In the study, robotic stomach-shrinking surgery and kidney transplants are done
simultaneously. Patients who get both will be compared with a control group
getting only robotic kidney transplants.
“We don’t know the
results, but so far it’s looking good,” Ayloo said.
Aidee Diaz of Chicago
was the first patient and was taken aback when told the dual operation would be
done robotically.
“At first you would
get scared. Everybody says, `A robot?’ But in the long run that robot does a
lot of miracles,” said Diaz, 36.
She has had no
complications since her operation last July, has lost 100 pounds and says her
new kidney is working well.
Lawsuits in cases
that didn’t turn out so well often cite inadequate surgeon training with the
robot. These include a malpractice case that ended last year with a $7.5
million jury award for the family of Juan Fernandez, a Chicago man who died in
2007 after robotic spleen surgery. The lawsuit claimed Fernandez’s surgeons
accidentally punctured part of his intestines, leading to a fatal infection.
The surgeons argued that
Fernandez had a health condition that caused the intestinal damage, but it was
the first robot operation for one of the doctors and using the device was
overkill for an ordinarily straightforward surgery, said Fernandez’s attorney,
Ted McNabola.
McNabola said an
expert witness told him it was like “using an 18-wheeler to go the market to
get a quart of milk.”
Company spokesman
Geoff Curtis said Intuitive Surgical has physician-educators and other trainers
who teach surgeons how to use the robot. But they don’t train them how to do
specific procedures robotically, he said, and that it’s up to hospitals and
surgeons to decide “if and when a surgeon is ready to perform robotic cases.”
A 2010 New England
Journal of Medicine essay by a doctor and a health policy analyst said surgeons
must do at least 150 procedures to become adept at using the robotic system.

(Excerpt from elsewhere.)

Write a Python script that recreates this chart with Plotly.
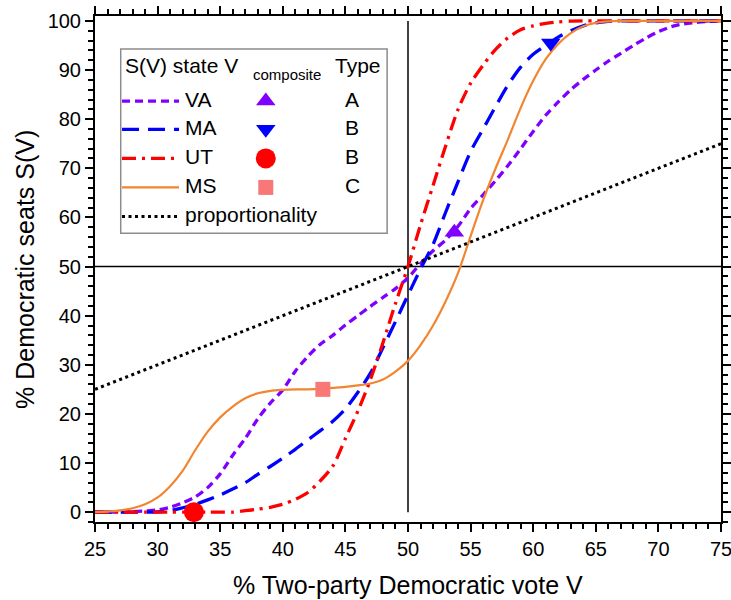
import plotly.graph_objects as go

# ---------------------------------------------------------------------------
# Seats-votes curves S(V) for four states, plus proportional representation
# ---------------------------------------------------------------------------
V = list(range(25, 76))  # % two-party Democratic vote

S_VA = [0, 0, 0.05, 0.1, 0.25, 0.45, 1.0, 1.9, 3.1, 5.0,
        7.8, 11.6, 15.0, 19.0, 22.2, 24.9, 28.7, 31.7, 34.2, 36.0,
        38.1, 40.0, 41.9, 43.7, 45.5, 47.7, 50.6, 53.2, 55.4, 58.2,
        61.8, 64.6, 67.5, 70.6, 74.0, 77.5, 80.8, 83.5, 86.0, 88.1,
        90.0, 91.8, 93.4, 95.0, 96.5, 97.8, 98.8, 99.4, 99.7, 99.9, 100]

S_MA = [0, 0, 0, 0, 0, 0.05, 0.3, 0.9, 1.6, 2.5,
        3.5, 4.7, 6.0, 7.7, 9.3, 11.0, 12.8, 14.7, 16.6, 18.5,
        21.0, 24.4, 28.3, 33.5, 38.8, 44.2, 49.5, 54.5, 61.0, 67.3,
        73.4, 78.0, 82.6, 87.0, 90.6, 93.2, 95.0, 96.7, 98.0, 99.0,
        99.6, 99.9, 100, 100, 100, 100, 100, 100, 100, 100, 100]

S_UT = [0, 0, 0, 0, 0, 0, 0, 0, 0, 0,
        0, 0, 0.3, 0.6, 1.0, 1.6, 2.6, 4.0, 6.4, 9.4,
        15.0, 20.6, 27.0, 34.5, 42.5, 50.0, 58.5, 66.5, 74.5, 82.0,
        87.3, 91.0, 94.2, 96.6, 98.2, 99.0, 99.5, 99.8, 99.95, 100,
        100, 100, 100, 100, 100, 100, 100, 100, 100, 100, 100]

S_MS = [0, 0.1, 0.35, 0.8, 1.6, 3.0, 5.3, 8.4, 12.6, 16.4,
        19.3, 21.5, 23.2, 24.2, 24.7, 24.9, 25.0, 25.0, 25.1, 25.3,
        25.5, 25.8, 26.2, 27.0, 28.6, 30.8, 34.0, 38.0, 42.9, 48.7,
        56.2, 63.5, 70.0, 76.0, 82.3, 87.8, 92.2, 95.3, 97.5, 98.9,
        99.6, 99.9, 100, 100, 100, 100, 100, 100, 100, 100, 100]

PROP_V = [25, 75]
PROP_S = [25, 75]

# Composite vote share of each state and the seat share there
STATES = ["VA", "MA", "UT", "MS"]
TYPES = ["A", "B", "B", "C"]
V_COMPOSITE = [53.7, 61.4, 32.9, 43.2]
S_COMPOSITE = [57.0, 95.5, 0.0, 25.0]

# ---------------------------------------------------------------------------
# Styles
# ---------------------------------------------------------------------------
FONT = "Liberation Sans, Arial, sans-serif"
LINE_COLORS = ["#8000FF", "#0000FF", "#FF0000", "#F28530"]
LINE_DASH = ["8px,5px", "17px,9px", "14px,6px,3px,6px", "solid"]
LINE_WIDTH = [3.3, 3.3, 3.3, 2.2]
MARKER_SYMBOLS = ["triangle-up", "triangle-down", "circle", "square"]
MARKER_COLORS = ["#8000FF", "#0000FF", "#FF0000", "#F87878"]
MARKER_SIZES = [17, 17, 20, 15]
PROP_DASH = "3px,3.5px"

W, H = 731, 600
PL, PR, PT, PB = 95.0, 720.7, 16.0, 521.7  # plot area in pixels
TEXT_DY = -2.0  # nudge so the glyphs sit centred on their row


def px(x):
    return (x - PL) / (PR - PL)


def py(y):
    return (PB - y) / (PB - PT)


fig = go.Figure()

curves = [S_VA, S_MA, S_UT, S_MS]
for name, s, col, dash, lw in zip(STATES, curves, LINE_COLORS, LINE_DASH, LINE_WIDTH):
    fig.add_trace(go.Scatter(
        x=V, y=s, mode="lines", name=name,
        line=dict(color=col, dash=dash, width=lw, shape="spline", smoothing=0.8),
        showlegend=False, hoverinfo="skip"))

fig.add_trace(go.Scatter(
    x=PROP_V, y=PROP_S, mode="lines", name="proportionality",
    line=dict(color="black", dash=PROP_DASH, width=3),
    showlegend=False, hoverinfo="skip"))

for i in range(len(STATES)):
    fig.add_trace(go.Scatter(
        x=[V_COMPOSITE[i]], y=[S_COMPOSITE[i]], mode="markers",
        marker=dict(symbol=MARKER_SYMBOLS[i], color=MARKER_COLORS[i], opacity=1,
                    size=MARKER_SIZES[i], line=dict(width=0)),
        showlegend=False, hoverinfo="skip", cliponaxis=False))

# ---------------------------------------------------------------------------
# Hand-built legend table: line sample | state | V_composite marker | type
# ---------------------------------------------------------------------------
ROW_Y = [101.0, 129.3, 158.3, 187.3]
PROP_ROW_Y = 216.5
SAMPLE_X0, SAMPLE_X1 = 122.0, 179.0
LABEL_X = 183.0
MARKER_X = 265.7
TYPE_X = 352.3
BOX = (120.7, 49.0, 387.0, 233.0)

shapes = [
    dict(type="rect", xref="paper", yref="paper",
         x0=px(BOX[0]), x1=px(BOX[2]), y0=py(BOX[3]), y1=py(BOX[1]),
         line=dict(color="#8c8c8c", width=1.5), fillcolor="white", layer="below"),
    # reference lines at 50 % vote and 50 % seats
    dict(type="line", xref="x", yref="y", x0=50, x1=50, y0=0, y1=100,
         line=dict(color="black", width=1.5), layer="below"),
    dict(type="line", xref="x", yref="y", x0=25, x1=75, y0=50, y1=50,
         line=dict(color="black", width=1.5), layer="below"),
]
for i in range(len(STATES)):
    shapes.append(dict(type="line", xref="paper", yref="paper",
                       x0=px(SAMPLE_X0), x1=px(SAMPLE_X1), y0=py(ROW_Y[i]), y1=py(ROW_Y[i]),
                       line=dict(color=LINE_COLORS[i], dash=LINE_DASH[i], width=LINE_WIDTH[i])))
shapes.append(dict(type="line", xref="paper", yref="paper",
                   x0=px(SAMPLE_X0), x1=px(SAMPLE_X1), y0=py(PROP_ROW_Y), y1=py(PROP_ROW_Y),
                   line=dict(color="black", dash=PROP_DASH, width=3)))

fig.add_trace(go.Scatter(
    x=[px(MARKER_X)] * len(STATES), y=[py(r) for r in ROW_Y],
    xaxis="x2", yaxis="y2", mode="markers",
    marker=dict(symbol=MARKER_SYMBOLS, color=MARKER_COLORS, size=MARKER_SIZES,
                opacity=1, line=dict(width=0)),
    showlegend=False, hoverinfo="skip", cliponaxis=False))

LEG_FONT = dict(family=FONT, size=21, color="black")


def label(text, x, y, anchor="left", font=LEG_FONT):
    return dict(text=text, x=px(x), y=py(y + TEXT_DY), xanchor=anchor, yanchor="middle",
                xref="paper", yref="paper", showarrow=False, font=font)


annotations = [
    label("S(V) state V", 123.0, 67.0),
    label("composite", 251.0, 76.0, font=dict(family=FONT, size=15, color="black")),
    label("Type", 333.0, 67.0),
]
for i in range(len(STATES)):
    annotations.append(label(STATES[i], LABEL_X, ROW_Y[i]))
    annotations.append(label(TYPES[i], TYPE_X, ROW_Y[i], anchor="center"))
annotations.append(label("proportionality", LABEL_X, PROP_ROW_Y))

# axis titles
TITLE_FONT = dict(family=FONT, size=25, color="black")
annotations.append(dict(text="% Two-party Democratic vote V", x=0.5, y=py(585.0),
                        xanchor="center", yanchor="middle", xref="paper", yref="paper",
                        showarrow=False, font=TITLE_FONT))
annotations.append(dict(text="% Democratic seats S(V)", x=px(25.0), y=0.5, textangle=-90,
                        xanchor="center", yanchor="middle", xref="paper", yref="paper",
                        showarrow=False, font=TITLE_FONT))

axis_common = dict(
    showline=True, linecolor="black", linewidth=2, mirror="ticks",
    ticks="outside", ticklen=8, tickwidth=2, tickcolor="black",
    showgrid=False, zeroline=False, automargin=False, ticklabeloverflow="allow",
    tickfont=dict(family=FONT, size=20, color="black"),
)

fig.update_layout(
    width=W, height=H,
    margin=dict(l=PL, r=W - PR, t=PT, b=H - PB, pad=0, autoexpand=False),
    paper_bgcolor="white", plot_bgcolor="white",
    showlegend=False,
    xaxis=dict(range=[25, 75], tick0=25, dtick=5,
               minor=dict(dtick=1, ticks="outside", ticklen=5, tickwidth=1.5, tickcolor="black"),
               **axis_common),
    yaxis=dict(range=[-2, 101], tick0=0, dtick=10,
               minor=dict(tick0=0, dtick=2, ticks="outside", ticklen=5, tickwidth=1.5,
                          tickcolor="black"),
               **axis_common),
    xaxis2=dict(overlaying="x", range=[0, 1], visible=False, fixedrange=True),
    yaxis2=dict(overlaying="y", range=[0, 1], visible=False, fixedrange=True),
    shapes=shapes,
    annotations=annotations,
)

fig.write_html("out.html")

But there is no expert consensus on how much training is needed.
New Jersey banker
Alexis Grattan did a lot of online research before her gallbladder was removed
last month at Hackensack University Medical Center. She said the surgeon’s many
years of experience with robotic operations was an important factor. She also
had heard that the surgeon was among the first to do the robotic operation with
just one small incision in the belly button, instead of four cuts in
conventional keyhole surgery.
“I’m 33, and for the
rest of my life I’m going to be looking at those scars,” she said.